Abigail is no stranger to adversity. Even before she was born, her parents were told that her life would be difficult. On a routine ultrasound she was diagnosed with a clubbed foot and a heart murmur. This prompted increased checkups and monitoring from her doctor. At 37 weeks, it was found that Abby was not going to make it to full-term because of low amniotic fluid and a possible amniotic band that could lead to complications.
Every birth has trials and tribulations, and Abigail’s was no exception. In addition to her doctor being stuck in traffic when she was born, Abby’s bad news wasn’t over that day. After a skillful delivery at Erlanger, doctors found that Abigail had dysplasia in both hips, an imperforate anus, and only one kidney.
Abigail was admitted to the neonatal intensive care unit (NICU) where several physicians evaluated each of her medical issues. There were delays, tests, feeding difficulties, and lots of heartache during her 11-day stay in the NICU – but she was finally able to come home.

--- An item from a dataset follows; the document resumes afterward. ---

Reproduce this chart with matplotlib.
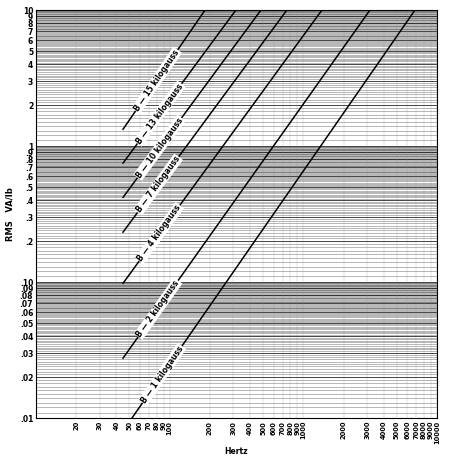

Getting past initial ailments
The following months were filled with doctor’s appointments. Abigail was barely one month old and already had six physicians. Only two weeks out of the hospital, she had to return every Thursday for eight weeks to get a new cast to help correct her clubbed foot. She wore a harness for her hips, and had echocardiograms and ultrasounds for her heart and kidney. But over her first year and a half, with a lot of help from her doctors, Abigail grew beyond most of her ailments and was making great strides to being the little girl that her parents knew she was inside. She had a long road ahead, but you’d never think that she knew a moment of pain or grief if you looked into her beautiful blue eyes and happy face.
In the very beginning of 2015, Abigail developed the RSV, a respiratory virus, for the third time. Her doctor prescribed the typical breathing treatments, and she seemed to be getting better. Then on the morning of a neurology appointment, Abigail developed a fever and began having a seizure in the hospital waiting room. Abby’s mother and grandmother rushed her upstairs to the Children’s emergency room where the physicians took over. After several terrifying hours, Abigail was stabilized from her seizure and admitted to the pediatric intensive care unit (PICU) for observation and further diagnostics.
Finding the cause of the seizure was an arduous task. A wide array of tests shed little light on the problem – and took place while Abby was still fighting the RSV. After what seemed like days of hope, tears, and prayer, she was put on a ventilator for a chance to get some rest for her weary little body.
During the 18 days Abby was on the ventilator, she came down with a secondary virus in conjunction with the RSV. The combination was brutal on her respiratory system and delayed her healing.
When it was finally time to wake Abigail up, she was ready to play. She was weary from the medication and a bit weak from the bed, but ready to climb a mountain if given half the chance. She was kept for observation for a few days while the bulk of her medication wore off. She had been in the hospital for 25 days.
Shortly after returning home, some physical therapy, and getting back into her very wide groove, Abby was ready to go at it at full steam again.
Making all the difference
Most recently, Abby had an exploratory surgery on her club foot where it was found that in addition to having no ACL, she is also missing several other tendons in her leg. She was back in leg casts for the six weeks following the procedure, and still wears braces on her legs during the day to help her walk. Since her first NICU stay, she wears a brace across her feet at night.
Fortunately, Abby has been released from the cardiologist for two years, has had no problems with her kidney, and has no sign of hip dysplasia. With no further seizure activity, Abby is developing well, and still loves to play.
Abby has seen almost every specialty in the hospital, and has had two ICU stays in three years. Abby’s mom, Dana says, “While this is something no parent should have to face, the doctors and nurses at Children’s Hospital at Erlanger made all the difference.”